# High idle



## trforfun (Feb 1, 2012)

I just purchased my 93 Nissan 4x4. It's the 4-cylinder 2.4 w/5-spd. When sitting it idles very high. I don't have a tach so don't know what rpm's but probably around 2000. Any suggestions on what to check? I did not find any loose vacuum lines. Thanks for the help.


----------



## KevinCro (Jan 31, 2012)

You probably have a bad Throttle Position Sensor. There is a testing procedure that you can use if you have access to a volt meter.

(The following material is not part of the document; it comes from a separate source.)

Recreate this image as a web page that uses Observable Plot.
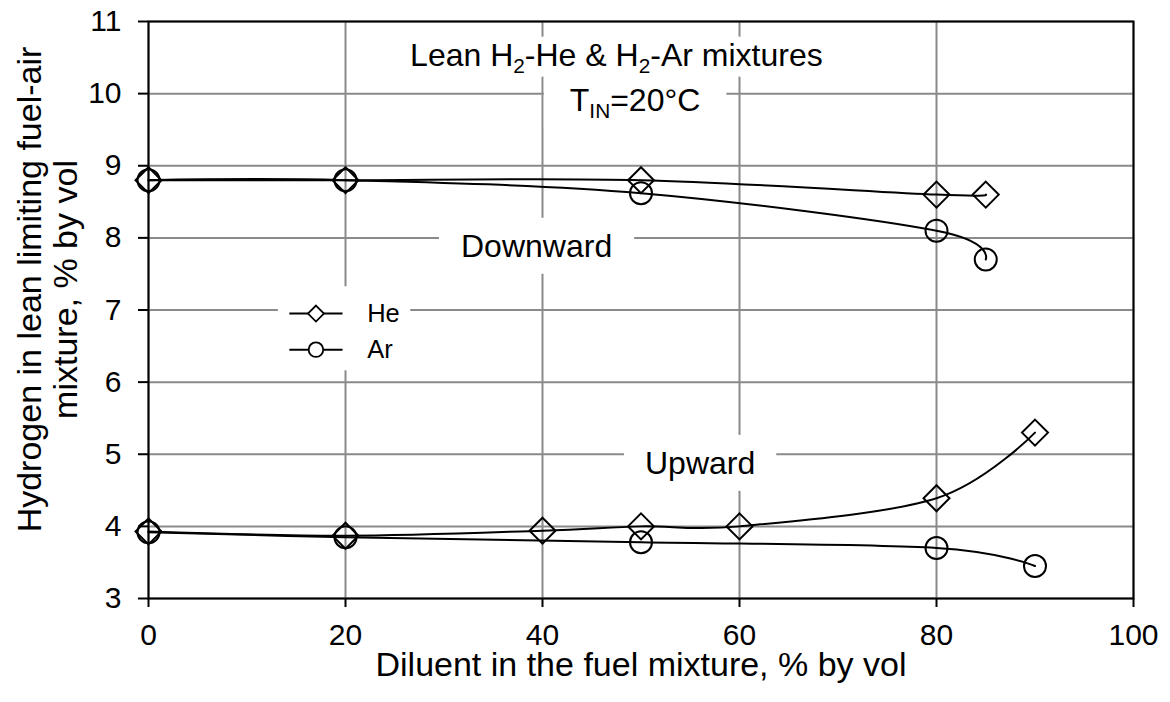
<!DOCTYPE html>
<html><head><meta charset="utf-8">
<script src="https://cdn.jsdelivr.net/npm/d3@7"></script>
<script src="https://cdn.jsdelivr.net/npm/@observablehq/plot@0.6"></script>
<style>
html,body{margin:0;padding:0;background:#fff;}
#chart{width:1170px;height:702px;}
</style></head><body><div id="chart"></div>
<script>
// ---- data ----
const gases = ["He", "Ar"];
const xTicks = [0, 20, 40, 60, 80, 100];
const yTicks = [3, 4, 5, 6, 7, 8, 9, 10, 11];

const downHeX = [0, 20, 50, 80, 85];
const downHeY = [8.8, 8.8, 8.8, 8.6, 8.6];
const downArX = [0, 20, 50, 80, 85];
const downArY = [8.8, 8.8, 8.62, 8.1, 7.7];
const upHeX = [0, 20, 40, 50, 60, 80, 90];
const upHeY = [3.93, 3.87, 3.94, 4.0, 4.0, 4.39, 5.3];
const upArX = [0, 20, 50, 80, 90];
const upArY = [3.92, 3.85, 3.78, 3.7, 3.45];

const xTitle = "Diluent in the fuel mixture, % by vol";
const yTitle = "Hydrogen in lean limiting fuel-air\nmixture, % by vol";

// annotation texts ({...} = subscript)
const annotations = [
  {text: "Lean H{2}-He & H{2}-Ar mixtures", x: 47.5, y: 10.53, padX: 10, padY: 0},
  {text: "T{IN}=20°C", x: 49.4, y: 9.9, padX: 26, padY: 6},
  {text: "Downward", x: 39.4, y: 7.88, padX: 22, padY: 10},
  {text: "Upward", x: 56.0, y: 4.87, padX: 21, padY: 10}
];

// legend layout (data units)
const legendLayout = {x1: 14.3, x2: 19.7, xMark: 17, xText: 22.2, y: {He: 6.95, Ar: 6.45}};

// ---- build table ----
const rows = [];
function addSeries(gas, dir, xs, ys) { xs.forEach((x, i) => rows.push({gas, dir, x, y: ys[i]})); }
addSeries("He", "down", downHeX, downHeY);
addSeries("Ar", "down", downArX, downArY);
addSeries("He", "up", upHeX, upHeY);
addSeries("Ar", "up", upArX, upArY);
const legendRows = gases.map(g => ({gas: g, y: legendLayout.y[g]}));

const font = "'Liberation Sans', Arial, sans-serif";

const svg = Plot.plot({
  width: 1170, height: 702,
  marginLeft: 148, marginRight: 37, marginTop: 21, marginBottom: 104,
  x: {domain: [0, 100]},
  y: {domain: [3, 11]},
  style: {fontFamily: font, background: "white", color: "black"},
  marks: [
    Plot.gridX({ticks: xTicks, stroke: "#8a8a8a", strokeOpacity: 1, strokeWidth: 2}),
    Plot.gridY({ticks: yTicks, stroke: "#8a8a8a", strokeOpacity: 1, strokeWidth: 2}),
    Plot.text(annotations, {x: "x", y: "y", text: "text", fontSize: 32, fill: "black", className: "boxed"}),
    Plot.link(legendRows, {x1: () => legendLayout.x1, x2: () => legendLayout.x2, y1: "y", y2: "y", stroke: "black", strokeWidth: 2, className: "legend"}),
    Plot.dot(legendRows.filter(d => d.gas === "He"), {x: () => legendLayout.xMark, y: "y", symbol: "diamond2", r: 7.2, stroke: "black", strokeWidth: 1.8, fill: "white", className: "legend"}),
    Plot.dot(legendRows.filter(d => d.gas === "Ar"), {x: () => legendLayout.xMark, y: "y", symbol: "circle", r: 7.3, stroke: "black", strokeWidth: 1.8, fill: "white", className: "legend"}),
    Plot.text(legendRows, {x: () => legendLayout.xText, y: "y", text: "gas", textAnchor: "start", fontSize: 25.5, fill: "black", className: "legend"}),
    Plot.frame({stroke: "black", strokeWidth: 2}),
    Plot.axisX({ticks: xTicks, tickSize: 9, tickPadding: 16, fontSize: 30, stroke: "black", strokeWidth: 2, fill: "black", label: null}),
    Plot.axisY({ticks: yTicks, tickSize: 10, tickPadding: 17, fontSize: 30, stroke: "black", strokeWidth: 2, fill: "black", label: null}),
    Plot.text([xTitle], {frameAnchor: "bottom", text: d => d, dy: 67, fontSize: 34, fill: "black", textAnchor: "middle", lineAnchor: "middle"}),
    Plot.text([yTitle], {frameAnchor: "left", text: d => d, rotate: -90, dx: -101, dy: -20.5, fontSize: 34, lineHeight: 1.04, fill: "black", textAnchor: "middle", lineAnchor: "middle"}),
    Plot.line(rows, {x: "x", y: "y", z: d => d.gas + d.dir, curve: "cardinal", stroke: "black", strokeWidth: 2}),
    Plot.dot(rows.filter(d => d.gas === "He"), {x: "x", y: "y", symbol: "diamond2", r: 11.7, stroke: "black", strokeWidth: 2, fill: "none"}),
    Plot.dot(rows.filter(d => d.gas === "Ar"), {x: "x", y: "y", symbol: "circle", r: 11, stroke: "black", strokeWidth: 2, fill: "none"})
  ]
});
document.getElementById("chart").append(svg);

// ---- subscripts + white label boxes ----
const NS = "http://www.w3.org/2000/svg";
function subscriptify(textEl) {
  const raw = textEl.textContent;
  if (!raw.includes("{")) return;
  const fs = parseFloat(getComputedStyle(textEl).fontSize) || 32;
  textEl.textContent = "";
  const parts = raw.split(/(\{[^}]*\})/).filter(p => p);
  let shifted = false;
  for (const p of parts) {
    const sub = p[0] === "{";
    const ts = document.createElementNS(NS, "tspan");
    ts.textContent = sub ? p.slice(1, -1) : p;
    if (sub) { ts.setAttribute("font-size", (fs * 0.65).toFixed(1)); ts.setAttribute("dy", (fs * 0.22).toFixed(1)); shifted = true; }
    else if (shifted) { ts.setAttribute("dy", (-fs * 0.22).toFixed(1)); shifted = false; }
    textEl.appendChild(ts);
  }
}
svg.querySelectorAll("g.boxed").forEach(g => {
  const texts = Array.from(g.querySelectorAll("text"));
  texts.forEach(subscriptify);
  const rects = texts.map((t, i) => {
    const bb = t.getBBox();
    const a = annotations[i];
    const r = document.createElementNS(NS, "rect");
    r.setAttribute("x", bb.x - a.padX);
    r.setAttribute("y", bb.y - a.padY);
    r.setAttribute("width", bb.width + 2 * a.padX);
    r.setAttribute("height", bb.height + 2 * a.padY);
    r.setAttribute("fill", "white");
    r.setAttribute("stroke", "none");
    const tr = t.getAttribute("transform");
    if (tr) r.setAttribute("transform", tr);
    return r;
  });
  rects.forEach(r => g.insertBefore(r, g.firstChild));
});
const legendGroups = Array.from(svg.querySelectorAll("g.legend"));
if (legendGroups.length) {
  let x0 = Infinity, y0 = Infinity, x1 = -Infinity, y1 = -Infinity;
  legendGroups.forEach(g => {
    const bb = g.getBBox();
    x0 = Math.min(x0, bb.x); y0 = Math.min(y0, bb.y);
    x1 = Math.max(x1, bb.x + bb.width); y1 = Math.max(y1, bb.y + bb.height);
  });
  const r = document.createElementNS(NS, "rect");
  r.setAttribute("x", x0 - 11); r.setAttribute("y", y0 - 12);
  r.setAttribute("width", x1 - x0 + 22); r.setAttribute("height", y1 - y0 + 20);
  r.setAttribute("fill", "white");
  legendGroups[0].parentNode.insertBefore(r, legendGroups[0]);
}
</script></body></html>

You can find it on youtube.


----------



## tomit (Jul 2, 2004)

Check for holes in vacuum hoses or hoses that have been disconnected.


----------



## SPEEDO (Jun 9, 2003)

I'll bet its the thermo element, it push's the fast idle cam... mounted on the back of the throttle chamber
try google on oem part # 16391-12G00


----------



## trforfun (Feb 1, 2012)

*Update and question...*

I had a smoke test done and found one small vacuum hose with a good-sized leak (since replaced). Also did a scope and got a code 41 (air intake temp sensor). I removed the air cleaner housing and found what I understand is a common problem--one wire was broken off the little sensor. I will replace this but can this cause a high idle? I will check into the part mentioned in the previous reply. Thanks for the suggestions...


----------